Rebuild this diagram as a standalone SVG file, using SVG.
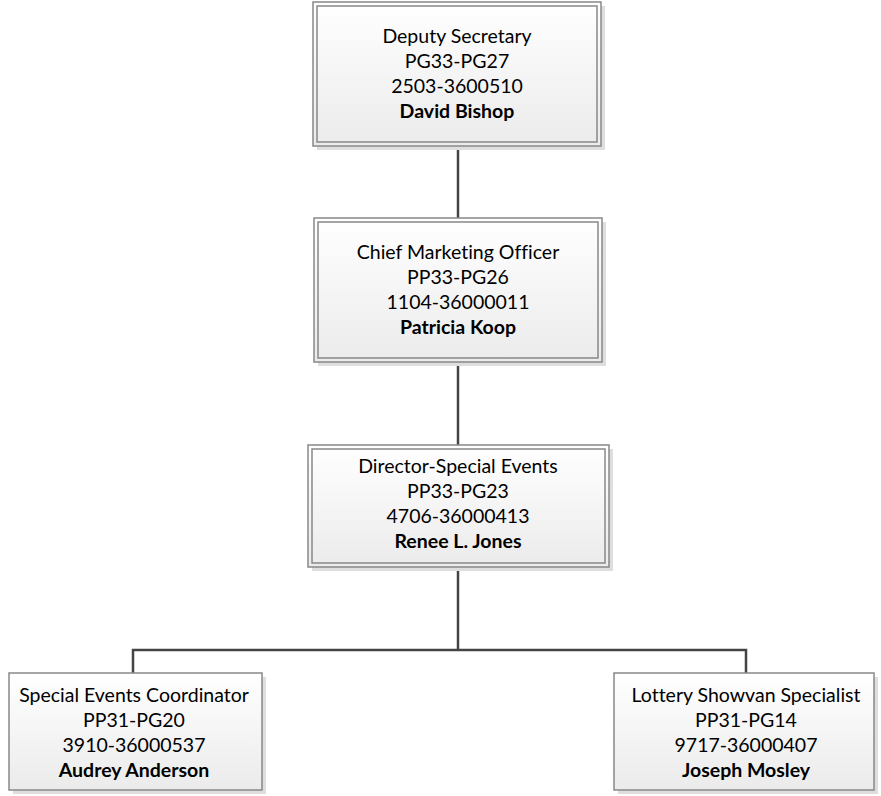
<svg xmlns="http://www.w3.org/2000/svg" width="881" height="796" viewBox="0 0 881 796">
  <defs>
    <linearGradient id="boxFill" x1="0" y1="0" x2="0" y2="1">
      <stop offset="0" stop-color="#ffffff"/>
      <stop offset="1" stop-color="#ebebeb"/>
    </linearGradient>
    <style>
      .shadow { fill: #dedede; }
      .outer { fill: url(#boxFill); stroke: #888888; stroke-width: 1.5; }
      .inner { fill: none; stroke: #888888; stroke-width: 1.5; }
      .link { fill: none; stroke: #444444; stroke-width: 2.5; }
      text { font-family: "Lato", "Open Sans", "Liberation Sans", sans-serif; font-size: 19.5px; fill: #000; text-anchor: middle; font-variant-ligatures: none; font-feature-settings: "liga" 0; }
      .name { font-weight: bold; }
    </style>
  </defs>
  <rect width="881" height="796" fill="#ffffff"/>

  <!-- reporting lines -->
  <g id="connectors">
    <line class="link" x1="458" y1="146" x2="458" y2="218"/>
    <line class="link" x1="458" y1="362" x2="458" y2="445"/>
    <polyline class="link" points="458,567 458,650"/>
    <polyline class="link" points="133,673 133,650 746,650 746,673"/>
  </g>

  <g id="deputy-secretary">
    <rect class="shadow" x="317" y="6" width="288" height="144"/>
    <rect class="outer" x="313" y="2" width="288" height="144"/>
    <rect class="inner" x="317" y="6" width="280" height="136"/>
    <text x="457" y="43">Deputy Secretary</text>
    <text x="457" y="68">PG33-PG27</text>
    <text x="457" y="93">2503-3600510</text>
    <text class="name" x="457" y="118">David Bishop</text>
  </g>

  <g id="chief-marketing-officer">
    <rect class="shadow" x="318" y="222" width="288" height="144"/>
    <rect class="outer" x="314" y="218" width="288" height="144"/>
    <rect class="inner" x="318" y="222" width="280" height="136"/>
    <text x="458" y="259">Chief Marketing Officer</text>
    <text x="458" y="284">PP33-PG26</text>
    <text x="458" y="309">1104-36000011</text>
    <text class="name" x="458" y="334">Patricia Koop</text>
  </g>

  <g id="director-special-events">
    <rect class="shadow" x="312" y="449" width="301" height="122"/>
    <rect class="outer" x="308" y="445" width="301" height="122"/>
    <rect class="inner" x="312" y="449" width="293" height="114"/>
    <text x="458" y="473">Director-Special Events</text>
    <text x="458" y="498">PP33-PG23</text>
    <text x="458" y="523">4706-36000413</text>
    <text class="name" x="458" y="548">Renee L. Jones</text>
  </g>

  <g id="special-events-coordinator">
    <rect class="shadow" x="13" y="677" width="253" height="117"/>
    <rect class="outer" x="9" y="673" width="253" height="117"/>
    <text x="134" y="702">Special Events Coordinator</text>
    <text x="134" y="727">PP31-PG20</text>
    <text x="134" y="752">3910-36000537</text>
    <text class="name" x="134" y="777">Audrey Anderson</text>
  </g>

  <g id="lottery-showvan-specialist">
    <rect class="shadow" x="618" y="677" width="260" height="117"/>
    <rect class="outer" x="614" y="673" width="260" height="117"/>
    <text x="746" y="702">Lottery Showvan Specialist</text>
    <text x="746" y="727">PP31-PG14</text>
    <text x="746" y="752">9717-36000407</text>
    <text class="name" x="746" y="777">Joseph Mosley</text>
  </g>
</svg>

* * *

Task | The listing above must be printed again exactly, minus its pictures.

Finished exercise |
Rebuild this diagram as a standalone SVG file, using SVG.
<svg xmlns="http://www.w3.org/2000/svg" width="881" height="796" viewBox="0 0 881 796">
  <defs>
    <linearGradient id="boxFill" x1="0" y1="0" x2="0" y2="1">
      <stop offset="0" stop-color="#ffffff"/>
      <stop offset="1" stop-color="#ebebeb"/>
    </linearGradient>
    <style>
      .shadow { fill: #dedede; }
      .outer { fill: url(#boxFill); stroke: #888888; stroke-width: 1.5; }
      .inner { fill: none; stroke: #888888; stroke-width: 1.5; }
      .link { fill: none; stroke: #444444; stroke-width: 2.5; }
      text { font-family: "Lato", "Open Sans", "Liberation Sans", sans-serif; font-size: 19.5px; fill: #000; text-anchor: middle; font-variant-ligatures: none; font-feature-settings: "liga" 0; }
      .name { font-weight: bold; }
    </style>
  </defs>
  <rect width="881" height="796" fill="#ffffff"/>

  <!-- reporting lines -->
  <g id="connectors">
    <line class="link" x1="458" y1="146" x2="458" y2="218"/>
    <line class="link" x1="458" y1="362" x2="458" y2="445"/>
    <polyline class="link" points="458,567 458,650"/>
    <polyline class="link" points="133,673 133,650 746,650 746,673"/>
  </g>

  <g id="deputy-secretary">
    <rect class="shadow" x="317" y="6" width="288" height="144"/>
    <rect class="outer" x="313" y="2" width="288" height="144"/>
    <rect class="inner" x="317" y="6" width="280" height="136"/>
    <text x="457" y="43">Deputy Secretary</text>
    <text x="457" y="68">PG33-PG27</text>
    <text x="457" y="93">2503-3600510</text>
    <text class="name" x="457" y="118">David Bishop</text>
  </g>

  <g id="chief-marketing-officer">
    <rect class="shadow" x="318" y="222" width="288" height="144"/>
    <rect class="outer" x="314" y="218" width="288" height="144"/>
    <rect class="inner" x="318" y="222" width="280" height="136"/>
    <text x="458" y="259">Chief Marketing Officer</text>
    <text x="458" y="284">PP33-PG26</text>
    <text x="458" y="309">1104-36000011</text>
    <text class="name" x="458" y="334">Patricia Koop</text>
  </g>

  <g id="director-special-events">
    <rect class="shadow" x="312" y="449" width="301" height="122"/>
    <rect class="outer" x="308" y="445" width="301" height="122"/>
    <rect class="inner" x="312" y="449" width="293" height="114"/>
    <text x="458" y="473">Director-Special Events</text>
    <text x="458" y="498">PP33-PG23</text>
    <text x="458" y="523">4706-36000413</text>
    <text class="name" x="458" y="548">Renee L. Jones</text>
  </g>

  <g id="special-events-coordinator">
    <rect class="shadow" x="13" y="677" width="253" height="117"/>
    <rect class="outer" x="9" y="673" width="253" height="117"/>
    <text x="134" y="702">Special Events Coordinator</text>
    <text x="134" y="727">PP31-PG20</text>
    <text x="134" y="752">3910-36000537</text>
    <text class="name" x="134" y="777">Audrey Anderson</text>
  </g>

  <g id="lottery-showvan-specialist">
    <rect class="shadow" x="618" y="677" width="260" height="117"/>
    <rect class="outer" x="614" y="673" width="260" height="117"/>
    <text x="746" y="702">Lottery Showvan Specialist</text>
    <text x="746" y="727">PP31-PG14</text>
    <text x="746" y="752">9717-36000407</text>
    <text class="name" x="746" y="777">Joseph Mosley</text>
  </g>
</svg>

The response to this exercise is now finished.